Men have a higher chance of dying from certain types of cancer than women, a new cancer research shows.
A new study published in the journal Cancer, Epidemiology, Biomarkers & Prevention found men have a higher mortality rate for a vast majority of cancers than women do. The researchers used U.S. vital rates and survival data from the Surveillance, Epidemiology and End Results, or SEER, database and looked at 36 cancers by sex and age between 1977 and 2006, a summary of the research stated.
SEER is a National Cancer Institute, or NCI, program that provides a source of information on cancer incidence and survival rate in the U.S.
Researcher found that men have a higher mortality rate in cancers of the lip (5.51), larynx (5.37), hypopharynx (4.47), esophagus (4.08), and urinary bladder (3.36), for each woman.

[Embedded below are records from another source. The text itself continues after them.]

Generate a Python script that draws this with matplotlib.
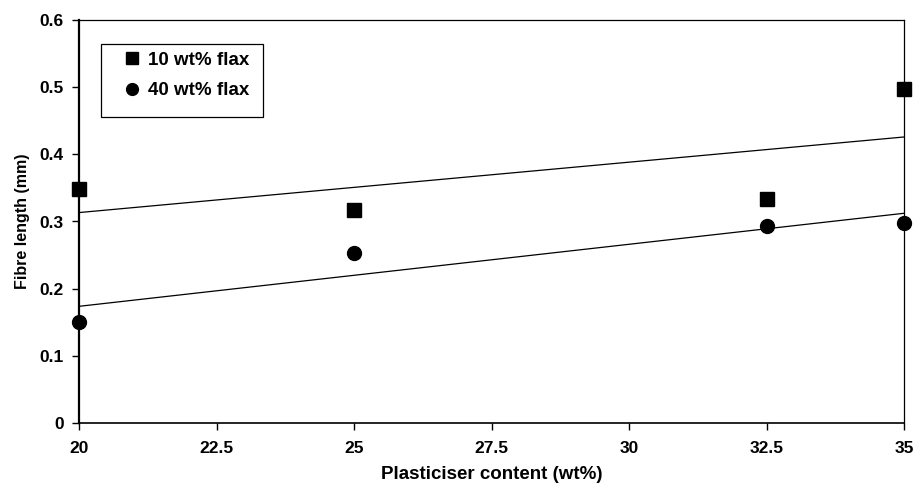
import numpy as np
import matplotlib.pyplot as plt
from matplotlib.patches import Rectangle

plt.rcParams['font.family'] = ['Liberation Sans', 'DejaVu Sans']
plt.rcParams['font.weight'] = 'bold'

plasticiser = [20, 25, 32.5, 35]
flax_10 = [0.348, 0.317, 0.334, 0.498]
flax_40 = [0.151, 0.253, 0.293, 0.298]

x_ticks = [20, 22.5, 25, 27.5, 30, 32.5, 35]
x_labels = ['20', '22.5', '25', '27.5', '30', '32.5', '35']
y_ticks = [0, 0.1, 0.2, 0.3, 0.4, 0.5, 0.6]
y_labels = ['0', '0.1', '0.2', '0.3', '0.4', '0.5', '0.6']

fig = plt.figure(figsize=(9.18, 4.88), dpi=100)
ax = fig.add_axes([79 / 918, 1 - 423 / 488, 825 / 918, 403 / 488])

ax.plot(plasticiser, flax_10, 's', color='black', markersize=9.5, clip_on=False, label='10 wt% flax', zorder=3)
ax.plot(plasticiser, flax_40, 'o', color='black', markersize=10, clip_on=False, label='40 wt% flax', zorder=3)

# linear trend lines
xs = np.array([20, 35])
for ys in (flax_10, flax_40):
    k, b = np.polyfit(plasticiser, ys, 1)
    ax.plot(xs, k * xs + b, color='black', lw=0.9, zorder=2)

ax.set_xlim(20, 35)
ax.set_ylim(0, 0.6)
ax.set_xticks(x_ticks)
ax.set_xticklabels(x_labels)
ax.set_yticks(y_ticks)
ax.set_yticklabels(y_labels)
ax.tick_params(direction='out', length=5, width=1, labelsize=12.5, pad=6)
ax.tick_params(axis='x', pad=8)

ax.spines['left'].set_linewidth(1.6)
ax.spines['bottom'].set_linewidth(1.2)
ax.spines['top'].set_linewidth(0.9)
ax.spines['right'].set_linewidth(0.9)

ax.set_xlabel('Plasticiser content (wt%)', fontsize=13.5, fontweight='bold', labelpad=7)
ax.set_ylabel('Fibre length (mm)', fontsize=11.5, fontweight='bold', labelpad=7)

# legend box (Excel style, extra space at the bottom)
ax.add_patch(Rectangle((0.0267, 0.759), 0.196, 0.181, transform=ax.transAxes,
                       facecolor='white', edgecolor='black', lw=0.9, zorder=4))
leg = ax.legend(loc='upper left', bbox_to_anchor=(0.054, 0.921), fontsize=13.5,
                markerscale=0.85, frameon=False, borderpad=0, labelspacing=0.7,
                handlelength=0.95, handletextpad=0.35, borderaxespad=0)
leg.set_zorder(5)

fig.savefig('out.png', dpi=100)
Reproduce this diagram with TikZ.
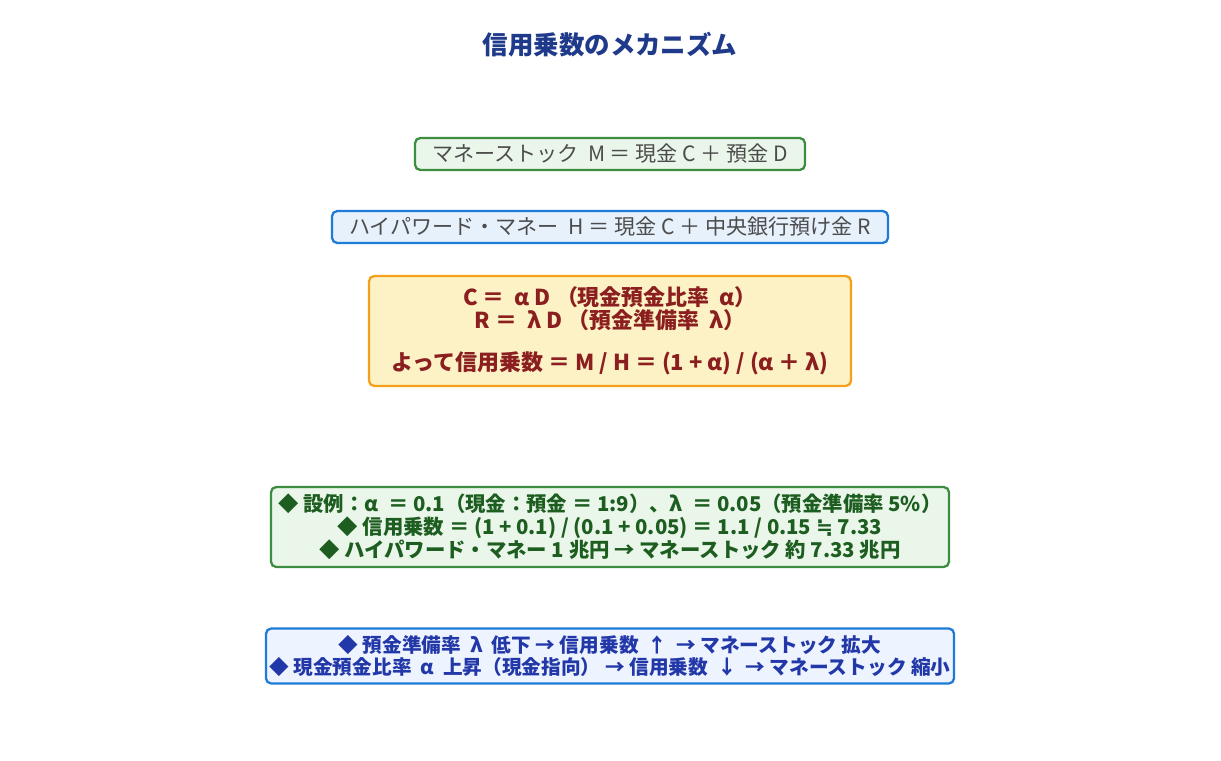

Michael Cook, an investigator in the division of cancer epidemiology and genetics at the NCI and the study's lead investigator, told Reuters that the main reason for the difference is that men are more at risk of developing cancer to begin with.
Cook also told Reuters that American men are more likely than women to have advanced disease by the time their cancer is diagnosed.
The lifetime risk of a man developing cancer of the larynx or voice box is 1 in 167, while for a woman that risk is 1 in 714, according to the American Cancer Society.
Cook also told Reuters that gender differences in exposure to carcinogens to include tobacco smoke and viral infections play a role in the rate disparity.
The researchers pointed out that there wasn't a single cause for the rate disparity, but that influences include differences in behavior of the tumor, cancer screening for people without symptoms, presence of other illnesses and whether patients sought health-care services, according to Reuters.